◆ Challenge
Lift every line from the entries that includes the word "this".

◆ Information supplied
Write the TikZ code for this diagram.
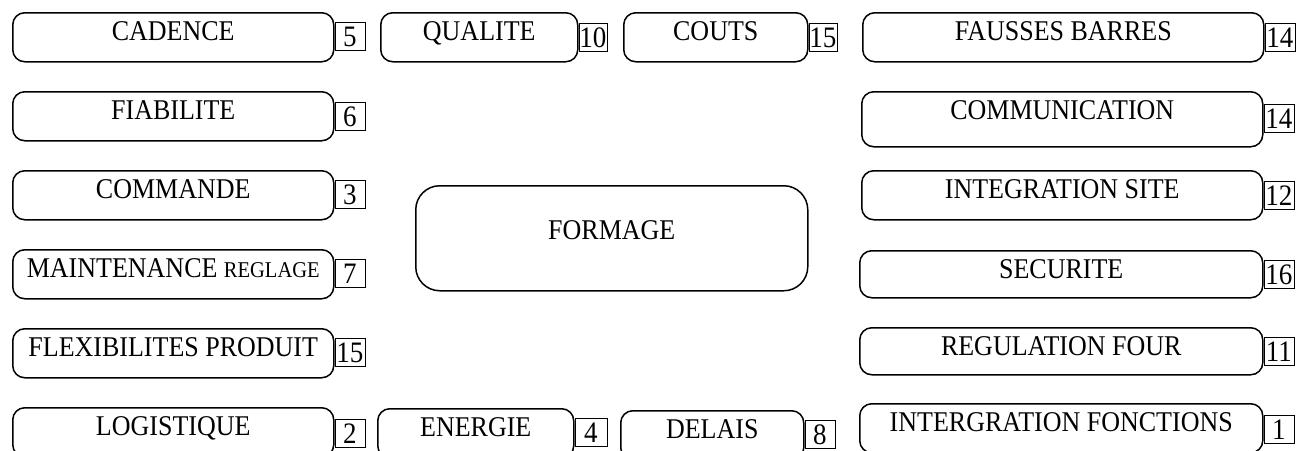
\documentclass[tikz,border=0pt]{standalone}
\usepackage{fontspec}
\setmainfont{Liberation Serif}
\newcommand\tall[1]{\scalebox{1}[1.1]{#1}}
\begin{document}
\begin{tikzpicture}[x=1pt,y=-1pt,
  item/.style={draw=black, line width=1.5pt, rounded corners=12pt, inner xsep=0pt, inner ysep=0pt,
    font=\fontsize{26}{30}\selectfont, text height=28pt, text depth=21pt, anchor=north west},
  bigitem/.style={item, rounded corners=24pt, text height=54pt, text depth=51pt},
  num/.style={draw=black, line width=0.9pt, inner sep=0pt, minimum width=30pt, minimum height=28pt,
    font=\fontsize{27}{30}\selectfont, anchor=north west}]
\useasboundingbox (0,0) rectangle (1298,450);
% left column
\node[item, minimum width=321pt] (cad) at (12,12) {\tall{CADENCE}};
\node[item, minimum width=321pt] (fia) at (12,91) {\tall{FIABILITE}};
\node[item, minimum width=321pt] (com) at (12,170) {\tall{COMMANDE}};
\node[item, minimum width=321pt] (mai) at (12,249) {\tall{MAINTENANCE {\fontsize{20.5}{24}\selectfont REGLAGE}}};
\node[item, minimum width=321pt] (fle) at (12,328) {\tall{FLEXIBILITES PRODUIT}};
\node[item, minimum width=321pt] (log) at (12,407) {\tall{LOGISTIQUE}};
% top row
\node[item, minimum width=197pt] (qua) at (380,12) {\tall{QUALITE}};
\node[item, minimum width=184pt] (cou) at (623,12) {\tall{COUTS}};
% right column
\node[item, minimum width=401pt] (fau) at (862,12) {\tall{FAUSSES BARRES}};
\node[item, minimum width=401pt, text depth=27pt] (comm) at (861,91) {\tall{COMMUNICATION}};
\node[item, minimum width=401pt] (ints) at (861,170) {\tall{INTEGRATION SITE}};
\node[item, minimum width=403pt, text depth=19pt] (sec) at (859,250) {\tall{SECURITE}};
\node[item, minimum width=403pt, text depth=19pt] (reg) at (859,327) {\tall{REGULATION FOUR}};
\node[item, minimum width=403pt] (intf) at (859,403) {\tall{INTERGRATION FONCTIONS}};
% bottom row
\node[item, minimum width=196pt] (ene) at (377,408) {\tall{ENERGIE}};
\node[item, minimum width=183pt] (del) at (620,410) {\tall{DELAIS}};
% centre
\node[bigitem, minimum width=392pt] (form) at (415,185) {\tall{FORMAGE}};
% numbers
\node[num] (n5) at ([yshift=-10pt]cad.north east) {\tall{5}};
\node[num] (n6) at ([yshift=-11pt]fia.north east) {\tall{6}};
\node[num] (n3) at ([yshift=-10pt]com.north east) {\tall{3}};
\node[num] (n7) at ([yshift=-10pt]mai.north east) {\tall{7}};
\node[num] (n15a) at ([yshift=-10pt]fle.north east) {\tall{15}};
\node[num] (n2) at ([yshift=-12pt]log.north east) {\tall{2}};
\node[num, minimum width=28pt] (n10) at ([yshift=-11pt]qua.north east) {\tall{10}};
\node[num, minimum width=28pt] (n15b) at ([yshift=-11pt]cou.north east) {\tall{15}};
\node[num] (n14a) at ([yshift=-11pt]fau.north east) {\tall{14}};
\node[num] (n14b) at ([yshift=-13pt]comm.north east) {\tall{14}};
\node[num] (n12) at ([yshift=-11pt]ints.north east) {\tall{12}};
\node[num] (n16) at ([yshift=-10pt]sec.north east) {\tall{16}};
\node[num] (n11) at ([yshift=-10pt]reg.north east) {\tall{11}};
\node[num] (n1) at ([yshift=-12pt]intf.north east) {\tall{1}};
\node[num, minimum width=32pt] (n4) at ([yshift=-10pt]ene.north east) {\tall{4}};
\node[num] (n8) at ([yshift=-10pt]del.north east) {\tall{8}};
\end{tikzpicture}
\end{document}
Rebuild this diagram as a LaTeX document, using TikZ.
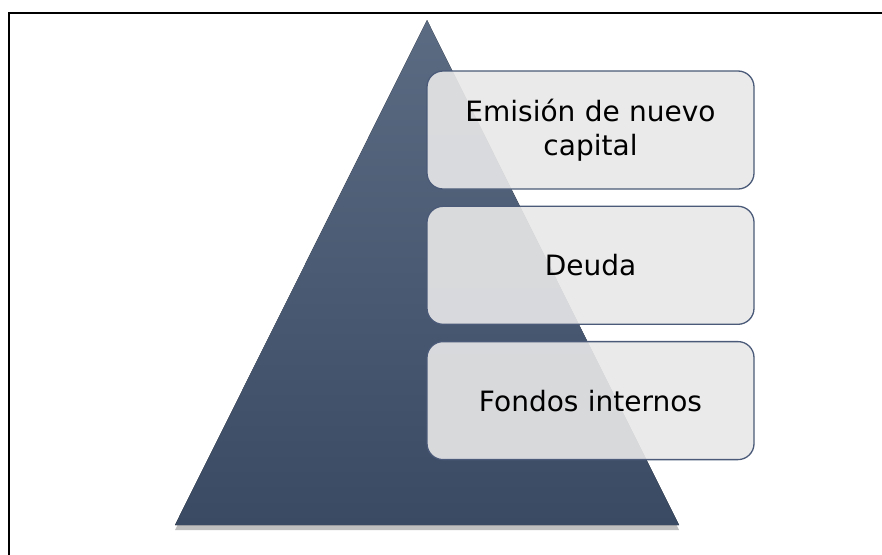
\documentclass[tikz,border=0pt]{standalone}
\usepackage{fontspec}
\setmainfont{DejaVu Sans}
\usepackage{xcolor}
\usepackage{tikz}
\usetikzlibrary{positioning, shadows}

\definecolor{slatetop}{HTML}{5B6B82}
\definecolor{slatebot}{HTML}{3A4A63}
\definecolor{boxedge}{HTML}{4A5A78}
\definecolor{boxfill}{HTML}{E8E8E8}

\begin{document}
\begin{tikzpicture}[
    x=1pt, y=-1pt,
    node distance=16pt,
    level/.style={rectangle, rounded corners=16pt, draw=boxedge, line width=1.3pt, fill=boxfill, fill opacity=0.9, text opacity=1, minimum width=327pt, minimum height=118pt, text width=300pt, align=center, inner sep=0pt, font=\fontsize{28}{33.6}\selectfont},
    pyramid/.style={top color=slatetop, bottom color=slatebot, drop shadow={shadow xshift=0pt, shadow yshift=-5pt, opacity=0.5, fill=gray}},
    frame/.style={draw=black, line width=2.4pt}
]

\useasboundingbox (0,0) rectangle (882,554);
\draw[frame] (9,560) -- (9,13) -- (890,13);

% pyramid
\coordinate (apex) at (427,20);
\coordinate (baseL) at (175,525);
\coordinate (baseR) at (679,525);
\fill[pyramid] (apex) -- (baseR) -- (baseL) -- cycle;

% levels
\node[level] (capital) at (590.5,130) {Emisión de nuevo\\capital};
\node[level, below=of capital] (deuda) {Deuda};
\node[level, below=of deuda] (fondos) {Fondos internos};

\end{tikzpicture}
\end{document}
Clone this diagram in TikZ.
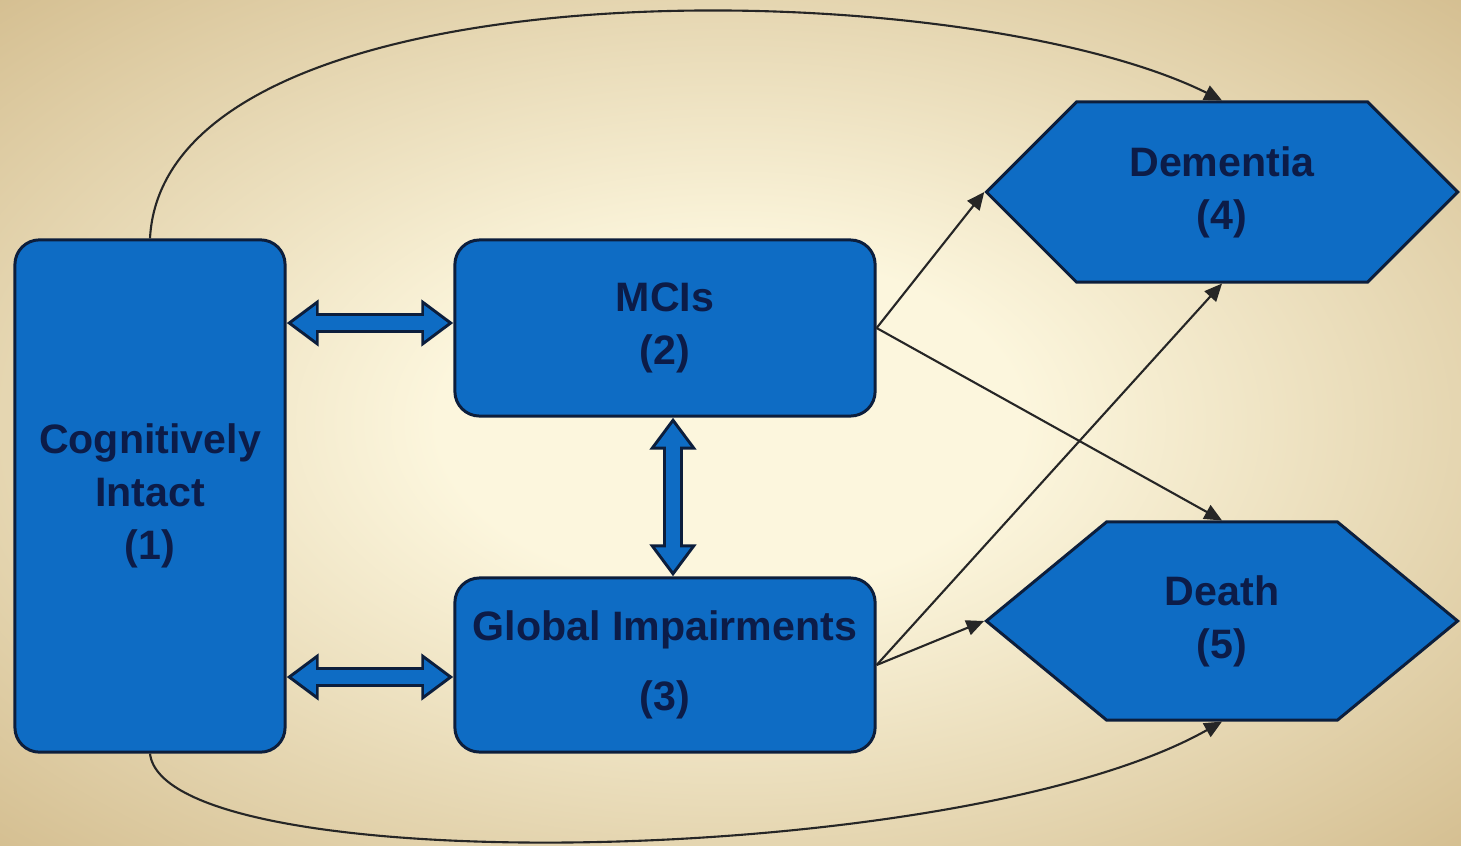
\documentclass[tikz,border=0pt]{standalone}
\usepackage{fontspec}
\newfontfamily\statefont{Liberation Sans}
\usepackage{tikz}
\usetikzlibrary{shapes,arrows.meta}
\definecolor{boxblue}{RGB}{14,108,196}
\definecolor{edgeblue}{RGB}{12,30,60}
\definecolor{textblue}{RGB}{12,28,72}
\definecolor{bgin}{RGB}{252,246,221}
\definecolor{bgout}{RGB}{212,190,144}
\pgfdeclareradialshading{bgshade}{\pgfpoint{0bp}{0bp}}{color(0bp)=(bgin); color(10bp)=(bgin); color(36bp)=(bgout); color(50bp)=(bgout)}
\tikzset{
  statebox/.style={draw=edgeblue, line width=0.85pt, fill=boxblue, rounded corners=7pt, text=textblue, align=center,
    font=\statefont\bfseries\fontsize{11.7pt}{15pt}\selectfont},
  statehex/.style={draw=edgeblue, line width=0.85pt, fill=boxblue, text=textblue, align=center,
    signal, signal to=east and west, signal pointer angle=90, minimum width=4.71cm, minimum height=1.8cm, inner sep=0pt,
    font=\statefont\bfseries\fontsize{11.7pt}{15pt}\selectfont},
  thinarrow/.style={-{Triangle[length=5pt, width=4.4pt]}, line width=0.6pt, draw=black!85}
}
\newcommand{\statebox}[5] {\node at (#1) (#2) [statebox, minimum width=#3, minimum height=#4] {#5};}
\newcommand{\statehex}[4] {\node at (#1) (#2) [statehex, #3] {#4};}
\newcommand{\blockarrow}[2] {%
  \draw [line width=5.7pt, draw=edgeblue, {Triangle[length=9.1pt, width=12.8pt]}-{Triangle[length=9.1pt, width=12.8pt]}] (#1) -- (#2);
  \draw [line width=4pt, draw=boxblue, shorten <=1.5pt, shorten >=1.5pt, {Triangle[length=6.8pt, width=9.6pt]}-{Triangle[length=6.8pt, width=9.6pt]}] (#1) -- (#2);}
\newcommand{\transition}[2] {\draw [thinarrow] (#1) -- (#2);}

\begin{document}
\begin{tikzpicture}[x=0.01cm, y=-0.01cm]

\useasboundingbox (0,0) rectangle (1461,845);
\shade [shading=bgshade] (0,0) rectangle (1461,845);

\statebox {150,496} {cog} {2.7cm} {5.12cm} {Cognitively\\Intact\\(1)}
\statebox {665,328} {mci} {4.2cm} {1.76cm} {MCIs\\(2)}
\statebox {665,665} {gi} {4.2cm} {1.74cm} {Global Impairments\\[4.8pt](3)}
\statehex {1222,192} {dem} {} {Dementia\\(4)}
\statehex {1222,621} {death} {minimum height=1.98cm, signal pointer angle=79} {Death\\(5)}

% double arrows between the boxes
\coordinate (m1) at ([yshift=0.05cm]mci.west);
\coordinate (g1) at ([yshift=-0.12cm]gi.west);
\coordinate (m2) at ([xshift=0.08cm]mci.south);
\coordinate (g2) at ([xshift=0.08cm]gi.north);
\blockarrow {m1 -| cog.east} {m1}
\blockarrow {g1 -| cog.east} {g1}
\blockarrow {m2} {g2}

\transition {mci.east} {dem.west}
\transition {mci.east} {death.north}
\transition {gi.east} {dem.south}
\transition {gi.east} {death.west}

\draw [thinarrow] (cog.north) .. controls +(15,-280) and +(-262,-130) .. (dem.north);
\draw [thinarrow] (cog.south) .. controls +(15,128) and +(-262,148) .. (death.south);

\end{tikzpicture}
\end{document}
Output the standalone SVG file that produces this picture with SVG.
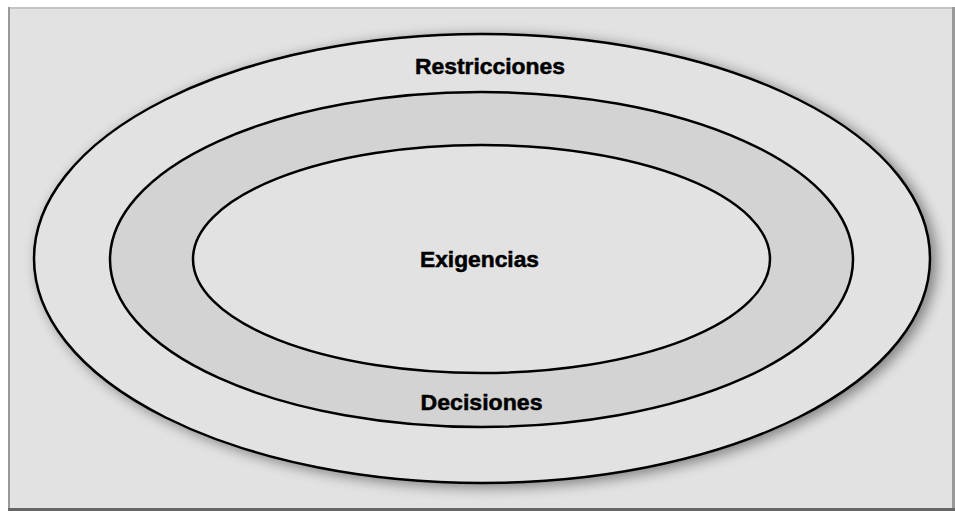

◆ Expected answer
Write the TikZ code for this diagram.
Rebuild this diagram as a LaTeX document, using TikZ.
Clone this diagram in TikZ.
Output the standalone SVG file that produces this picture with SVG.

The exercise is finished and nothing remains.